A 2015 study by Martin Associates indicates ship channel related businesses contribute over 1.7 million jobs throughout the state, an increase of over one million jobs cited in a similar 2012 study. The enormous commerce moving across the port’s docks results in a statewide economic impact of about $264.9 billion and $5 billion in state and local tax revenues.
But aside from the sheer numbers, the full story of the impact of the port region can only be fully told by considering the lives of the countless workers—from tugboat captains, to dock workers, to shipping and transportation executives—who depend on the health of the maritime industry for their livelihood.
Providing education and training for this army of skilled workers requires the dedicated efforts of several companies and organizations in the region, including San Jacinto College, which launched its Maritime Education Program in 2010.
Initially, the program offered non-credit courses for working mariners looking to upgrade certifications and obtain U.S. Coast Guard licensing requirements. Since 2012, the college has offered the state’s first and only associate degree program in maritime transportation.
Cargo Drops Slightly
Even though nearly three million tons of cargo moved across Port of Houston docks in February, the facility experienced a decline of nearly 12 percent in general cargo for the period. Port Executive Director Roger Guenther said the drop was caused primarily by a decline in import steel. On the flip side, container volume held steady, posting an uptick of about one percent.
“At the same time last year, loaded container volume was up nearly 18 percent thanks to the diversion of cargo from the West Coast. We experienced a decline of about two percent during the first two months of 2016, which demonstrates that we have successfully retained a tremendous amount of the business that was diverted,” Guenther said.
New Service Sets Sail
The first sailing in a new direct all-water container service between the Gulf of Mexico and Asia, a partnership between Maersk Line and Mediterranean Shipping Co. (MSC), departed Asia for Houston on May 2.
The new service, what’s called the 2M Alliance, features the Lone Star Express by the MSC and TP18 by Maersk. Houston is the first U.S. inbound port call, with the Lone Star/TP 18 Gulf service to have a rotation of Qingdao, Ningbo, Shanghai, Xiamen, Yantian, Busan, Cristobal, Houston, Mobile and Miami. Officials say the estimated transit time to Houston is about 26 days from Yantian and 23 days from Busan, with the vessels utilized having a capacity of nearly 4,500 twenty-foot equivalent units (TEUs).
“The Port of Houston Authority is pleased that the service focuses heavily on the Port of Houston,” Port Commission Chairman Janiece Longoria said. “The Houston region is a growth market due to increased demand for import consumer goods and the boom in plastic resin exports in the next few years.”
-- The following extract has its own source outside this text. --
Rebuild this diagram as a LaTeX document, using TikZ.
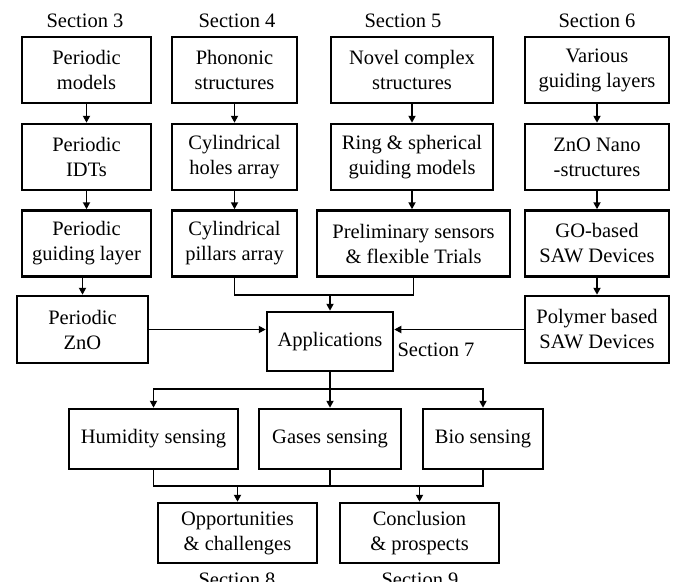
\documentclass[tikz,border=0pt]{standalone}
\usepackage{fontspec}
\setmainfont{Liberation Serif}
\usetikzlibrary{arrows.meta}
\begin{document}
\begin{tikzpicture}[x=1pt,y=-1pt,
  every node/.style={font=\fontsize{20.5}{25}\selectfont},
  box/.style={draw, line width=2.5pt, align=center, inner sep=0pt, minimum height=66pt},
  conn/.style={line width=1.8pt},
  arr/.style={conn, -{Triangle[length=7pt,width=7pt]}},
  lbl/.style={inner sep=0pt}]
\useasboundingbox[fill=white] (0,0) rectangle (676,581);
% section labels
\node[lbl] (s3) at (85,21) {Section 3};
\node[lbl] (s4) at (237,21) {Section 4};
\node[lbl] (s5) at (403,21) {Section 5};
\node[lbl] (s6) at (597,21) {Section 6};
% column 1
\node[box, minimum width=129pt] (p1) at (86.5,70) {Periodic\\models};
\node[box, minimum width=129pt] (p2) at (86.5,157) {Periodic\\IDTs};
\node[box, minimum width=129pt] (p3) at (86.5,243.5) {Periodic\\guiding layer};
\node[box, minimum width=131pt, minimum height=67pt] (p4) at (82.5,329.5) {Periodic\\ZnO};
% column 2
\node[box, minimum width=125pt] (q1) at (234.5,70) {Phononic\\structures};
\node[box, minimum width=125pt] (q2) at (234.5,157) {Cylindrical\\holes array};
\node[box, minimum width=125pt] (q3) at (234.5,243.5) {Cylindrical\\pillars array};
% column 3
\node[box, minimum width=162pt] (r1) at (412,70) {Novel complex\\structures};
\node[box, minimum width=162pt] (r2) at (412,157) {Ring \& spherical\\guiding models};
\node[box, minimum width=193pt] (r3) at (413.5,243.5) {Preliminary sensors\\\& flexible Trials};
% column 4
\node[box, minimum width=144pt] (t1) at (597,70) {Various\\guiding layers};
\node[box, minimum width=144pt] (t2) at (597,157) {ZnO Nano\\-structures};
\node[box, minimum width=144pt] (t3) at (597,243.5) {GO-based\\SAW Devices};
\node[box, minimum width=144pt, minimum height=67pt] (t4) at (597,329.5) {Polymer based\\SAW Devices};
% applications
\node[box, minimum width=126pt, minimum height=59pt] (app) at (330,341.5) {Applications};
\node[lbl] (s7) at (436,350) {Section 7};
% sensing
\node[box, minimum width=169pt, minimum height=60pt] (hum) at (153.5,439) {Humidity sensing};
\node[box, minimum width=142pt, minimum height=60pt] (gas) at (330,439) {Gases sensing};
\node[box, minimum width=120pt, minimum height=60pt] (bio) at (483,439) {Bio sensing};
% final
\node[box, minimum width=159pt, minimum height=60pt] (opp) at (237.5,533) {Opportunities\\\& challenges};
\node[box, minimum width=159pt, minimum height=60pt] (con) at (419.5,533) {Conclusion\\\& prospects};
\node[lbl] (s8) at (237,580) {Section 8};
\node[lbl] (s9) at (420,580) {Section 9};
% connectors
\draw[arr] (p1) -- (p2);
\draw[arr] (p2) -- (p3);
\draw[arr] (p3.south -| p4.north) -- (p4.north);
\draw[arr] (q1) -- (q2);
\draw[arr] (q2) -- (q3);
\draw[arr] (r1) -- (r2);
\draw[arr] (r2) -- (r3.north -| r2.south);
\draw[arr] (t1) -- (t2);
\draw[arr] (t2) -- (t3);
\draw[arr] (t3) -- (t4);
\coordinate (m1) at (330,295);
\draw[conn] (q3.south) |- (m1);
\draw[conn] (r3.south) |- (m1);
\draw[arr] (m1) -- (app.north);
\draw[arr] (p4.east) -- (app.west |- p4.east);
\draw[arr] (t4.west) -- (app.east |- t4.west);
\coordinate (b1) at (330,389);
\draw[conn] (app.south) -- (b1);
\draw[arr] (b1) -| (hum.north);
\draw[arr] (b1) -| (bio.north);
\draw[arr] (b1) -- (gas.north);
\coordinate (b2) at (330,486);
\draw[conn] (hum.south) |- (b2) -| (bio.south);
\draw[conn] (gas.south) -- (b2);
\draw[arr] (opp.north |- b2) -- (opp.north);
\draw[arr] (con.north |- b2) -- (con.north);
\end{tikzpicture}
\end{document}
Guenther said the new service will enhance existing weekly Asian services operated by CMA. CGM, COSCO and Hanjin currently calling on the port. “We will continue to expand our Bayport container terminal and upgrade our Barbours Cut container terminal to meet the growing demands of our customers,” he said. “These additional Trans-Pacific all-water services demonstrate our ability to provide a cost-effective supply chain option connecting Asia to local and key Midwest markets via the Gulf of Mexico.”
The Port of Houston Authority is the largest container port in the Gulf of Mexico and handles about two-thirds of all the containers that move through the gulf. In 2015, the Port Authority handled more than two million TEUs for the first time in its history, while also setting a record for tonnage, with over 30.5 million tons of cargo handled at its various facilities.